Using virtual reality to assess dynamic self-motion and landmark cues for spatial updating in children and adults.

The relative contribution of different sources of information for spatial updating - keeping track of one's position in an environment - has been highly debated. Further, children and adults may differ in their reliance on visual versus body-based information for spatial updating. In two experiments, we tested children (age 10-12 years) and young adult participants on a virtual point-to-origin task that varied the types of self-motion information available for translation: full-dynamic (walking), visual-dynamic (controller induced), and no-dynamic (teleporting). In Experiment 1, participants completed the three conditions in an indoor virtual environment with visual landmark cues. Adults were more accurate in the full- and visual-dynamic conditions (which did not differ from each other) compared to the no-dynamic condition. In contrast, children were most accurate in the visual-dynamic condition and also least accurate in the no-dynamic condition. Adults outperformed children in all conditions. In Experiment 2, we removed the potential for relying on visual landmarks by running the same paradigm in an outdoor virtual environment with no geometrical room cues.

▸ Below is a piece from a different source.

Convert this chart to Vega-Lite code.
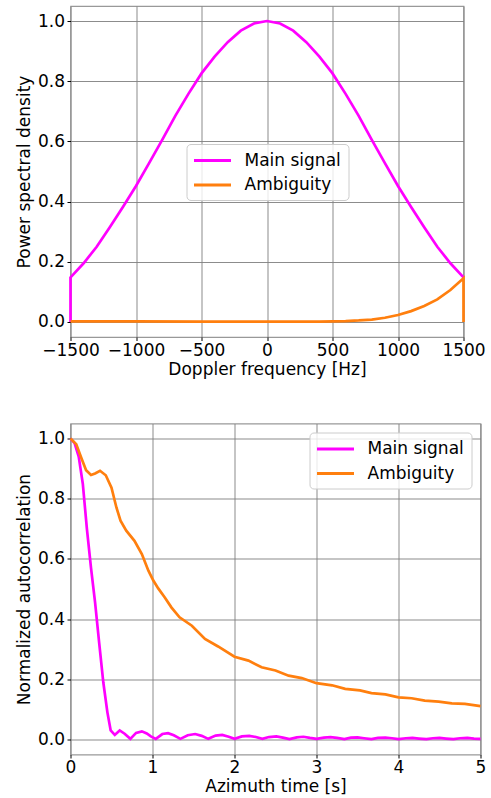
{
  "$schema": "https://vega.github.io/schema/vega-lite/v6.json",
  "padding": {"left": 14.5, "top": 5, "right": 5, "bottom": 2},
  "background": "white",
  "spacing": 44.5,
  "datasets": {
    "psd": [
      {"series": "Main signal", "i": 0, "f": -1500, "v": 0.0},
      {"series": "Main signal", "i": 1, "f": -1500, "v": 0.148},
      {"series": "Main signal", "i": 2, "f": -1400, "v": 0.195},
      {"series": "Main signal", "i": 3, "f": -1300, "v": 0.25},
      {"series": "Main signal", "i": 4, "f": -1200, "v": 0.315},
      {"series": "Main signal", "i": 5, "f": -1100, "v": 0.382},
      {"series": "Main signal", "i": 6, "f": -1000, "v": 0.452},
      {"series": "Main signal", "i": 7, "f": -900, "v": 0.528},
      {"series": "Main signal", "i": 8, "f": -800, "v": 0.605},
      {"series": "Main signal", "i": 9, "f": -700, "v": 0.685},
      {"series": "Main signal", "i": 10, "f": -600, "v": 0.758},
      {"series": "Main signal", "i": 11, "f": -500, "v": 0.826},
      {"series": "Main signal", "i": 12, "f": -400, "v": 0.882},
      {"series": "Main signal", "i": 13, "f": -300, "v": 0.93},
      {"series": "Main signal", "i": 14, "f": -200, "v": 0.968},
      {"series": "Main signal", "i": 15, "f": -100, "v": 0.992},
      {"series": "Main signal", "i": 16, "f": 0, "v": 1.0},
      {"series": "Main signal", "i": 17, "f": 100, "v": 0.992},
      {"series": "Main signal", "i": 18, "f": 200, "v": 0.968},
      {"series": "Main signal", "i": 19, "f": 300, "v": 0.93},
      {"series": "Main signal", "i": 20, "f": 400, "v": 0.882},
      {"series": "Main signal", "i": 21, "f": 500, "v": 0.826},
      {"series": "Main signal", "i": 22, "f": 600, "v": 0.758},
      {"series": "Main signal", "i": 23, "f": 700, "v": 0.685},
      {"series": "Main signal", "i": 24, "f": 800, "v": 0.605},
      {"series": "Main signal", "i": 25, "f": 900, "v": 0.528},
      {"series": "Main signal", "i": 26, "f": 1000, "v": 0.452},
      {"series": "Main signal", "i": 27, "f": 1100, "v": 0.382},
      {"series": "Main signal", "i": 28, "f": 1200, "v": 0.315},
      {"series": "Main signal", "i": 29, "f": 1300, "v": 0.25},
      {"series": "Main signal", "i": 30, "f": 1400, "v": 0.195},
      {"series": "Main signal", "i": 31, "f": 1500, "v": 0.148},
      {"series": "Ambiguity", "i": 0, "f": -1500, "v": 0.002},
      {"series": "Ambiguity", "i": 1, "f": -1000, "v": 0.002},
      {"series": "Ambiguity", "i": 2, "f": -500, "v": 0.001},
      {"series": "Ambiguity", "i": 3, "f": 0, "v": 0.001},
      {"series": "Ambiguity", "i": 4, "f": 400, "v": 0.001},
      {"series": "Ambiguity", "i": 5, "f": 500, "v": 0.002},
      {"series": "Ambiguity", "i": 6, "f": 600, "v": 0.003},
      {"series": "Ambiguity", "i": 7, "f": 700, "v": 0.005},
      {"series": "Ambiguity", "i": 8, "f": 800, "v": 0.008},
      {"series": "Ambiguity", "i": 9, "f": 900, "v": 0.014},
      {"series": "Ambiguity", "i": 10, "f": 1000, "v": 0.023},
      {"series": "Ambiguity", "i": 11, "f": 1100, "v": 0.036},
      {"series": "Ambiguity", "i": 12, "f": 1200, "v": 0.053},
      {"series": "Ambiguity", "i": 13, "f": 1300, "v": 0.075},
      {"series": "Ambiguity", "i": 14, "f": 1400, "v": 0.106},
      {"series": "Ambiguity", "i": 15, "f": 1500, "v": 0.145},
      {"series": "Ambiguity", "i": 16, "f": 1500, "v": 0.0}
    ],
    "acf": [
      {"series": "Main signal", "t": 0.0, "v": 1.0},
      {"series": "Main signal", "t": 0.05, "v": 0.985},
      {"series": "Main signal", "t": 0.1, "v": 0.94},
      {"series": "Main signal", "t": 0.15, "v": 0.85},
      {"series": "Main signal", "t": 0.2, "v": 0.7},
      {"series": "Main signal", "t": 0.25, "v": 0.57},
      {"series": "Main signal", "t": 0.3, "v": 0.455},
      {"series": "Main signal", "t": 0.35, "v": 0.32},
      {"series": "Main signal", "t": 0.4, "v": 0.19},
      {"series": "Main signal", "t": 0.45, "v": 0.09},
      {"series": "Main signal", "t": 0.49, "v": 0.03},
      {"series": "Main signal", "t": 0.54, "v": 0.015},
      {"series": "Main signal", "t": 0.6, "v": 0.03},
      {"series": "Main signal", "t": 0.66, "v": 0.019},
      {"series": "Main signal", "t": 0.73, "v": 0.002},
      {"series": "Main signal", "t": 0.8, "v": 0.022},
      {"series": "Main signal", "t": 0.87, "v": 0.027},
      {"series": "Main signal", "t": 0.93, "v": 0.02},
      {"series": "Main signal", "t": 0.98, "v": 0.01},
      {"series": "Main signal", "t": 1.04, "v": 0.002},
      {"series": "Main signal", "t": 1.12, "v": 0.018},
      {"series": "Main signal", "t": 1.19, "v": 0.021},
      {"series": "Main signal", "t": 1.26, "v": 0.014},
      {"series": "Main signal", "t": 1.34, "v": 0.002},
      {"series": "Main signal", "t": 1.43, "v": 0.014},
      {"series": "Main signal", "t": 1.52, "v": 0.018},
      {"series": "Main signal", "t": 1.6, "v": 0.012},
      {"series": "Main signal", "t": 1.68, "v": 0.002},
      {"series": "Main signal", "t": 1.77, "v": 0.013},
      {"series": "Main signal", "t": 1.85, "v": 0.015},
      {"series": "Main signal", "t": 1.93, "v": 0.009},
      {"series": "Main signal", "t": 2.0, "v": 0.002},
      {"series": "Main signal", "t": 2.09, "v": 0.01},
      {"series": "Main signal", "t": 2.18, "v": 0.012},
      {"series": "Main signal", "t": 2.26, "v": 0.008},
      {"series": "Main signal", "t": 2.34, "v": 0.002},
      {"series": "Main signal", "t": 2.42, "v": 0.008},
      {"series": "Main signal", "t": 2.51, "v": 0.01},
      {"series": "Main signal", "t": 2.59, "v": 0.006},
      {"series": "Main signal", "t": 2.67, "v": 0.001},
      {"series": "Main signal", "t": 2.76, "v": 0.007},
      {"series": "Main signal", "t": 2.84, "v": 0.009},
      {"series": "Main signal", "t": 2.92, "v": 0.005},
      {"series": "Main signal", "t": 3.0, "v": 0.002},
      {"series": "Main signal", "t": 3.09, "v": 0.006},
      {"series": "Main signal", "t": 3.17, "v": 0.008},
      {"series": "Main signal", "t": 3.25, "v": 0.005},
      {"series": "Main signal", "t": 3.34, "v": 0.001},
      {"series": "Main signal", "t": 3.42, "v": 0.006},
      {"series": "Main signal", "t": 3.5, "v": 0.007},
      {"series": "Main signal", "t": 3.58, "v": 0.004},
      {"series": "Main signal", "t": 3.67, "v": 0.001},
      {"series": "Main signal", "t": 3.75, "v": 0.005},
      {"series": "Main signal", "t": 3.84, "v": 0.006},
      {"series": "Main signal", "t": 3.92, "v": 0.004},
      {"series": "Main signal", "t": 4.0, "v": 0.001},
      {"series": "Main signal", "t": 4.09, "v": 0.004},
      {"series": "Main signal", "t": 4.17, "v": 0.005},
      {"series": "Main signal", "t": 4.25, "v": 0.003},
      {"series": "Main signal", "t": 4.34, "v": 0.001},
      {"series": "Main signal", "t": 4.42, "v": 0.004},
      {"series": "Main signal", "t": 4.5, "v": 0.005},
      {"series": "Main signal", "t": 4.58, "v": 0.003},
      {"series": "Main signal", "t": 4.67, "v": 0.001},
      {"series": "Main signal", "t": 4.75, "v": 0.004},
      {"series": "Main signal", "t": 4.84, "v": 0.005},
      {"series": "Main signal", "t": 4.92, "v": 0.003},
      {"series": "Main signal", "t": 5.0, "v": 0.002},
      {"series": "Ambiguity", "t": 0.0, "v": 1.0},
      {"series": "Ambiguity", "t": 0.07, "v": 0.981},
      {"series": "Ambiguity", "t": 0.13, "v": 0.937},
      {"series": "Ambiguity", "t": 0.19, "v": 0.895},
      {"series": "Ambiguity", "t": 0.25, "v": 0.879},
      {"series": "Ambiguity", "t": 0.3, "v": 0.884},
      {"series": "Ambiguity", "t": 0.36, "v": 0.893},
      {"series": "Ambiguity", "t": 0.43, "v": 0.878},
      {"series": "Ambiguity", "t": 0.5, "v": 0.837},
      {"series": "Ambiguity", "t": 0.56, "v": 0.771},
      {"series": "Ambiguity", "t": 0.61, "v": 0.727},
      {"series": "Ambiguity", "t": 0.68, "v": 0.694},
      {"series": "Ambiguity", "t": 0.78, "v": 0.66},
      {"series": "Ambiguity", "t": 0.87, "v": 0.616},
      {"series": "Ambiguity", "t": 0.95, "v": 0.561},
      {"series": "Ambiguity", "t": 1.01, "v": 0.528},
      {"series": "Ambiguity", "t": 1.07, "v": 0.502},
      {"series": "Ambiguity", "t": 1.15, "v": 0.472},
      {"series": "Ambiguity", "t": 1.23, "v": 0.439},
      {"series": "Ambiguity", "t": 1.33, "v": 0.406},
      {"series": "Ambiguity", "t": 1.48, "v": 0.378},
      {"series": "Ambiguity", "t": 1.64, "v": 0.334},
      {"series": "Ambiguity", "t": 1.8, "v": 0.309},
      {"series": "Ambiguity", "t": 2.0, "v": 0.275},
      {"series": "Ambiguity", "t": 2.17, "v": 0.262},
      {"series": "Ambiguity", "t": 2.33, "v": 0.24},
      {"series": "Ambiguity", "t": 2.5, "v": 0.229},
      {"series": "Ambiguity", "t": 2.66, "v": 0.212},
      {"series": "Ambiguity", "t": 2.82, "v": 0.204},
      {"series": "Ambiguity", "t": 3.0, "v": 0.187},
      {"series": "Ambiguity", "t": 3.19, "v": 0.18},
      {"series": "Ambiguity", "t": 3.35, "v": 0.168},
      {"series": "Ambiguity", "t": 3.53, "v": 0.163},
      {"series": "Ambiguity", "t": 3.67, "v": 0.154},
      {"series": "Ambiguity", "t": 3.84, "v": 0.15},
      {"series": "Ambiguity", "t": 4.0, "v": 0.14},
      {"series": "Ambiguity", "t": 4.16, "v": 0.137},
      {"series": "Ambiguity", "t": 4.32, "v": 0.129},
      {"series": "Ambiguity", "t": 4.49, "v": 0.126},
      {"series": "Ambiguity", "t": 4.65, "v": 0.12},
      {"series": "Ambiguity", "t": 4.81, "v": 0.118},
      {"series": "Ambiguity", "t": 5.0, "v": 0.111}
    ]
  },
  "config": {
    "font": "DejaVu Sans",
    "view": {"stroke": "#999999", "strokeWidth": 1.2},
    "axis": {
      "domain": false,
      "grid": true,
      "gridColor": "#808080",
      "gridWidth": 1,
      "gridOpacity": 0.9,
      "tickColor": "#000000",
      "tickSize": 3.5,
      "tickWidth": 1,
      "labelFont": "DejaVu Sans",
      "labelFontSize": 17,
      "labelColor": "#000000",
      "labelPadding": 2.5,
      "titleFont": "DejaVu Sans",
      "titleFontSize": 17,
      "titleFontWeight": "normal",
      "titleColor": "#000000",
      "labelFlush": false,
      "labelOverlap": false
    },
    "axisX": {"labelPadding": 1.5, "titlePadding": 3},
    "axisY": {"titlePadding": 4},
    "legend": {
      "labelFont": "DejaVu Sans",
      "labelFontSize": 17,
      "labelColor": "#000000",
      "symbolType": "M-1.125,0H3.5",
      "symbolSize": 256,
      "symbolStrokeWidth": 3,
      "symbolFillColor": "transparent",
      "labelOffset": 32,
      "rowPadding": 6.5,
      "padding": 7,
      "fillColor": "rgba(255,255,255,0.8)",
      "strokeColor": "#cccccc",
      "cornerRadius": 4,
      "title": null
    }
  },
  "resolve": {"legend": {"color": "independent"}},
  "vconcat": [
    {
      "width": 393,
      "height": 331,
      "data": {"name": "psd"},
      "mark": {"type": "line", "strokeWidth": 2.7, "clip": false},
      "encoding": {
        "x": {"field": "f", "type": "quantitative", "title": "Doppler frequency [Hz]",
              "scale": {"domain": [-1500, 1500], "nice": false, "zero": false},
              "axis": {"values": [-1500, -1000, -500, 0, 500, 1000, 1500], "format": "d"}},
        "y": {"field": "v", "type": "quantitative", "title": "Power spectral density",
              "scale": {"domain": [-0.05, 1.05], "nice": false, "zero": false},
              "axis": {"values": [0, 0.2, 0.4, 0.6, 0.8, 1.0], "format": ".1f"}},
        "color": {"field": "series", "type": "nominal",
                  "scale": {"domain": ["Main signal", "Ambiguity"], "range": ["#ff00ff", "#ff7f0e"]},
                  "legend": {"orient": "none", "legendX": 116, "legendY": 138}},
        "order": {"field": "i", "type": "quantitative"}
      }
    },
    {
      "width": 410,
      "height": 331,
      "data": {"name": "acf"},
      "mark": {"type": "line", "strokeWidth": 2.7, "clip": false},
      "encoding": {
        "x": {"field": "t", "type": "quantitative", "title": "Azimuth time [s]",
              "scale": {"domain": [0, 5], "nice": false},
              "axis": {"values": [0, 1, 2, 3, 4, 5], "format": "d"}},
        "y": {"field": "v", "type": "quantitative", "title": "Normalized autocorrelation",
              "scale": {"domain": [-0.05, 1.05], "nice": false, "zero": false},
              "axis": {"values": [0, 0.2, 0.4, 0.6, 0.8, 1.0], "format": ".1f"}},
        "color": {"field": "series", "type": "nominal",
                  "scale": {"domain": ["Main signal", "Ambiguity"], "range": ["#ff00ff", "#ff7f0e"]},
                  "legend": {"orient": "top-right", "offset": 9}},
        "order": {"field": "t", "type": "quantitative"}
      }
    }
  ]
}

As expected, adults' errors increased in all conditions, but performance was still relatively worse in teleporting. Surprisingly, children showed overall similar accuracy and patterns across locomotion conditions to adults. Together, the results support the importance of dynamic translation information (either visual or body-based) for spatial updating across both age groups, but suggest children may be more reliant on visual information than adults.